Code that draws figures
★ ★ ★ ★ ★ ★ ★

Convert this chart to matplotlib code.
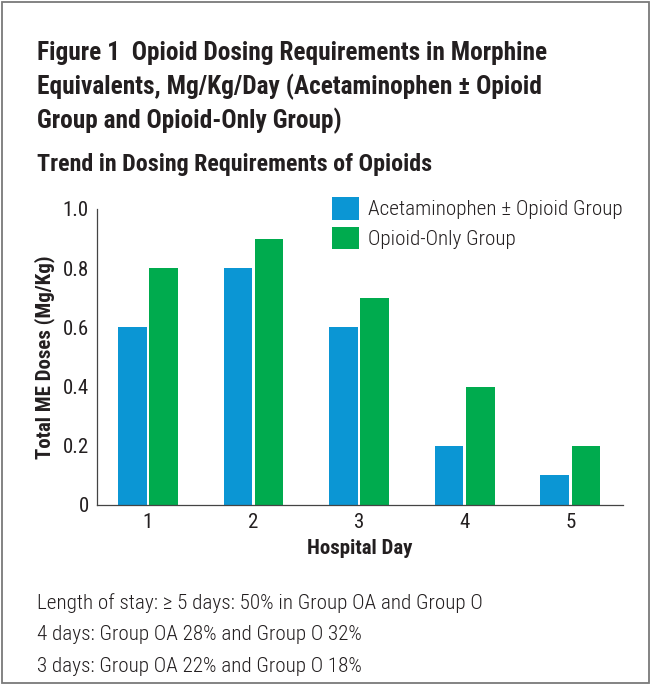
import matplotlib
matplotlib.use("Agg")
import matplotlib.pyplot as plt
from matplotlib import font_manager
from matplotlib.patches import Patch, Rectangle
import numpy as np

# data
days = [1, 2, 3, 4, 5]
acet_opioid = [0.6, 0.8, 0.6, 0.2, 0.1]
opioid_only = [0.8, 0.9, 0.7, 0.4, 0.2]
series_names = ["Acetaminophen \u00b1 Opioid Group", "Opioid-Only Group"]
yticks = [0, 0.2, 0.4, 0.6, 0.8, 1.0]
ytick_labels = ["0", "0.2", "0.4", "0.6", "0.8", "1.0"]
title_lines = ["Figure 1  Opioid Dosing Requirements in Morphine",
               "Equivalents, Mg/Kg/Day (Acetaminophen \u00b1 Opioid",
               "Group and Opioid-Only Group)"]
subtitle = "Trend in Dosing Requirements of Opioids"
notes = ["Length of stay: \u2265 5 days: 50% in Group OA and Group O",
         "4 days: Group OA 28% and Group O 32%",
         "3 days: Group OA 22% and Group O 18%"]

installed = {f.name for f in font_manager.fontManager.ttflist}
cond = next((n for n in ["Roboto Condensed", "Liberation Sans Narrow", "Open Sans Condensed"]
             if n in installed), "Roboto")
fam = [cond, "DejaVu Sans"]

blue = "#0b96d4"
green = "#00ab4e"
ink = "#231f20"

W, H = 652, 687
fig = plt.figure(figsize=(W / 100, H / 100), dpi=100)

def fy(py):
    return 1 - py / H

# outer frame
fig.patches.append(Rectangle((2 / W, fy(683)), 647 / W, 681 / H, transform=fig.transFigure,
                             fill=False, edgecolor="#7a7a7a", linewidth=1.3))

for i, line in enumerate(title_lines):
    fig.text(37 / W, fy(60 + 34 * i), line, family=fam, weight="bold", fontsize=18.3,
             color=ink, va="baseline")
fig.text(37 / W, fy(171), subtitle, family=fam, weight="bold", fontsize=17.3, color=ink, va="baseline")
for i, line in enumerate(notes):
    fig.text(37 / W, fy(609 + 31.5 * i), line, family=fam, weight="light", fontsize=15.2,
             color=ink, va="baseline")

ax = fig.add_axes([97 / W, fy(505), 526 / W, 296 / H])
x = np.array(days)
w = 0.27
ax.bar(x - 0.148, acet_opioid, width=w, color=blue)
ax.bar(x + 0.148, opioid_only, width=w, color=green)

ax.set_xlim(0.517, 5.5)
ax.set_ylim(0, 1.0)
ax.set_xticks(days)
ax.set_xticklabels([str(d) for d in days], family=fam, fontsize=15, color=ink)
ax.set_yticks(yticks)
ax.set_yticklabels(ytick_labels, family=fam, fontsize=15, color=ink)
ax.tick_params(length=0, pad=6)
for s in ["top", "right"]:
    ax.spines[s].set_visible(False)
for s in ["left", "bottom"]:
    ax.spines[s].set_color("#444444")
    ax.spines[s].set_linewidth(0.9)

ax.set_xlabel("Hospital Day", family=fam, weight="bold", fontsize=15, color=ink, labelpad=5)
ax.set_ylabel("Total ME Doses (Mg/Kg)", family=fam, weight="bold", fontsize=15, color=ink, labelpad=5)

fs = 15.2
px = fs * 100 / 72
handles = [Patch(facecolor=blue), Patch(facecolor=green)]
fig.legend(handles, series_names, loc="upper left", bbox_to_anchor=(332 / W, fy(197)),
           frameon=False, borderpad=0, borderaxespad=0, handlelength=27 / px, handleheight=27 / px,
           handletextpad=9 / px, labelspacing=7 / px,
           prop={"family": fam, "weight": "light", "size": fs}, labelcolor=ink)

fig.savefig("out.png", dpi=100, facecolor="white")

★ ★ ★ ★ ★ ★ ★

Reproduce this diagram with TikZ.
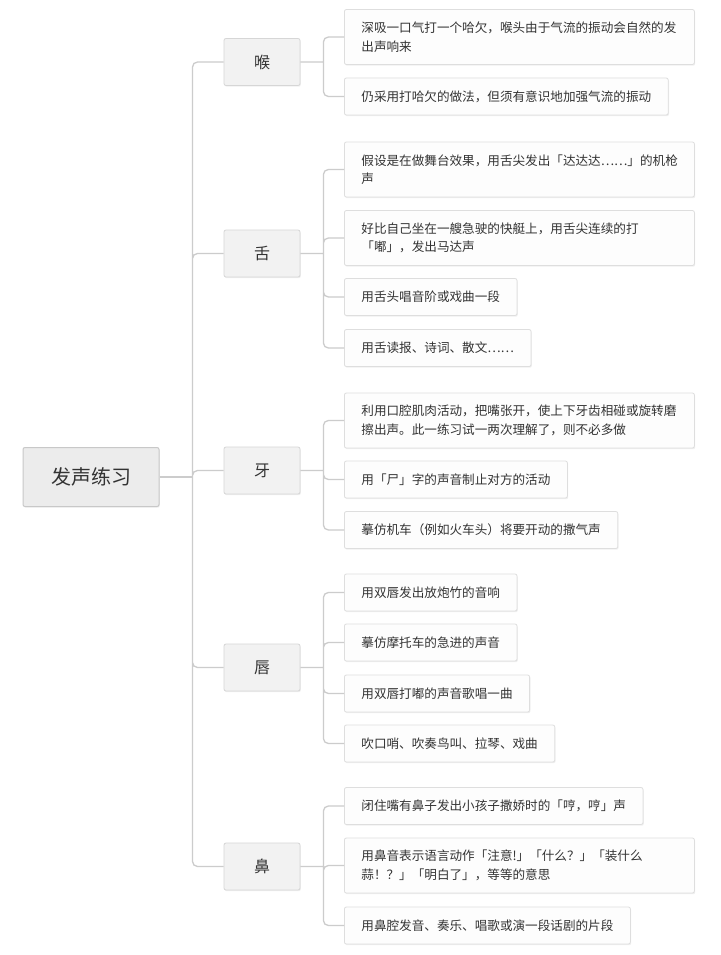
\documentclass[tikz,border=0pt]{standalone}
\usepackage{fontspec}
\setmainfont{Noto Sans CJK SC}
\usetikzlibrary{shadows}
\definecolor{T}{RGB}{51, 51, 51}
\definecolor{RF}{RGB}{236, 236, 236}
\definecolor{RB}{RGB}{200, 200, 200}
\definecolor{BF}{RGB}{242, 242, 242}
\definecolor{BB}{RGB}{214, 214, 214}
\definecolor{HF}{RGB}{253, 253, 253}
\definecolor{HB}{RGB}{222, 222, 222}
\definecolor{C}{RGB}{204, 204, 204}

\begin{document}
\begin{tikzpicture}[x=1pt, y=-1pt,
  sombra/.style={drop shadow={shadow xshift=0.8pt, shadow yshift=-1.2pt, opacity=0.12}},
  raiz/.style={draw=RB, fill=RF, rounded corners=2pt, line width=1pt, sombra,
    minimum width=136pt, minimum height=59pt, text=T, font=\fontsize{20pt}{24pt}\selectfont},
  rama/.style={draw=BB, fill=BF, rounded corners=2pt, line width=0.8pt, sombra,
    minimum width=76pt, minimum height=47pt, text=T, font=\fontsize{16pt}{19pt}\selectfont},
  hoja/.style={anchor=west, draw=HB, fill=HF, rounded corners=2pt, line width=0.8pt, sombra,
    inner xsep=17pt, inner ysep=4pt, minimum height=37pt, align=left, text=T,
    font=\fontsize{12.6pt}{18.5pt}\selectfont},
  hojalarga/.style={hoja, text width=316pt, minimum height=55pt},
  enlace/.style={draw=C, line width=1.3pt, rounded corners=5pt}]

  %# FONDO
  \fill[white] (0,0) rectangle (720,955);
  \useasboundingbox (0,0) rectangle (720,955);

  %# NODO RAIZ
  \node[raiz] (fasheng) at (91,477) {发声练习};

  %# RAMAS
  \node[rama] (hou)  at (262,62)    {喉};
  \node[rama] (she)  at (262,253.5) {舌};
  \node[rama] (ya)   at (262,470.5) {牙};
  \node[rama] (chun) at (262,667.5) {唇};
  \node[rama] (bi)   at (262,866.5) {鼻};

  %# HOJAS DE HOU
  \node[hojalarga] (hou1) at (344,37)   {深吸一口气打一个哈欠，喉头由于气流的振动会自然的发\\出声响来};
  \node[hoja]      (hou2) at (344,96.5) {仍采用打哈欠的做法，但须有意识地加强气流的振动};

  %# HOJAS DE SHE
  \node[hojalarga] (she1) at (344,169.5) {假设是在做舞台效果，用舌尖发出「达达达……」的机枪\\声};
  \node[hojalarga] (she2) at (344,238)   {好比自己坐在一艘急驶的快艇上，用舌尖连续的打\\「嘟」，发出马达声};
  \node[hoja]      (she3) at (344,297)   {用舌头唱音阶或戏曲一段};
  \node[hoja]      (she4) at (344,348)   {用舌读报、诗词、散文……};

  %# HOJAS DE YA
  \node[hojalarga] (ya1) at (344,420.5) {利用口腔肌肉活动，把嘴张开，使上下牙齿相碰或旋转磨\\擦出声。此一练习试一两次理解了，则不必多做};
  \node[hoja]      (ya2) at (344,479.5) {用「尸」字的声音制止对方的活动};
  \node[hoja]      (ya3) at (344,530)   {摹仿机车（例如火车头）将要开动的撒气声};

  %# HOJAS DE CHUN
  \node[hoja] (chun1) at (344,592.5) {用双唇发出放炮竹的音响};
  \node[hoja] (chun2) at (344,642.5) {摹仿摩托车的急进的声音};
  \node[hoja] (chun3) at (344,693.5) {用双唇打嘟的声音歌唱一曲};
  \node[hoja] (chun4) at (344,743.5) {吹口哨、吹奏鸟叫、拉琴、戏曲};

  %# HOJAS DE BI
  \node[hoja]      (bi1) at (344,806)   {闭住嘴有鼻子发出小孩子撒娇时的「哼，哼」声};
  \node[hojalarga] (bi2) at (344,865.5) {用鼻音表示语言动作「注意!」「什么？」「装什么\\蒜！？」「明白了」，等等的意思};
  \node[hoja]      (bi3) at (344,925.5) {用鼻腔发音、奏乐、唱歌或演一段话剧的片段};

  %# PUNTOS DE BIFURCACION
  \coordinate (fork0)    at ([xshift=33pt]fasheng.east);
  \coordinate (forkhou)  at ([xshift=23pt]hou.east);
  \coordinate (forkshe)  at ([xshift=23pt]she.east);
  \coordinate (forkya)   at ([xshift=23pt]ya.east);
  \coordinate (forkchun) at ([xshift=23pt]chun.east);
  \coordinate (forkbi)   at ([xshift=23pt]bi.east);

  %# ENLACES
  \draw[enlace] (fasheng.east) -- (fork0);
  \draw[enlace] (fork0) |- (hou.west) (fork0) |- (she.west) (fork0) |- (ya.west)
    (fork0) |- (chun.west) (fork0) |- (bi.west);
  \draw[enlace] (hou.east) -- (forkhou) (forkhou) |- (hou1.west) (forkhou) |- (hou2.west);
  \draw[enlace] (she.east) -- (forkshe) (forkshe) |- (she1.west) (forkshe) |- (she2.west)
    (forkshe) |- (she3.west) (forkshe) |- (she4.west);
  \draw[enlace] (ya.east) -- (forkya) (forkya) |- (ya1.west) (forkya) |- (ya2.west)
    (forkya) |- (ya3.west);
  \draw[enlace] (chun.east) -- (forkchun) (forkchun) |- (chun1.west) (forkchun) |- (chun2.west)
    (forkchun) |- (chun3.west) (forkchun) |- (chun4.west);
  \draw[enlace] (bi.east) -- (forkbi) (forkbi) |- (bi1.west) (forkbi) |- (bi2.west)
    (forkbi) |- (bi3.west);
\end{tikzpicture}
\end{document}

★ ★ ★ ★ ★ ★ ★

What needs to be done
Copy word for word only the lines above from the one with "Convert this chart to matplotlib code." through the one with "import numpy as np". Leave pictures out.

Final result
Convert this chart to matplotlib code.
import matplotlib
matplotlib.use("Agg")
import matplotlib.pyplot as plt
from matplotlib import font_manager
from matplotlib.patches import Patch, Rectangle
import numpy as np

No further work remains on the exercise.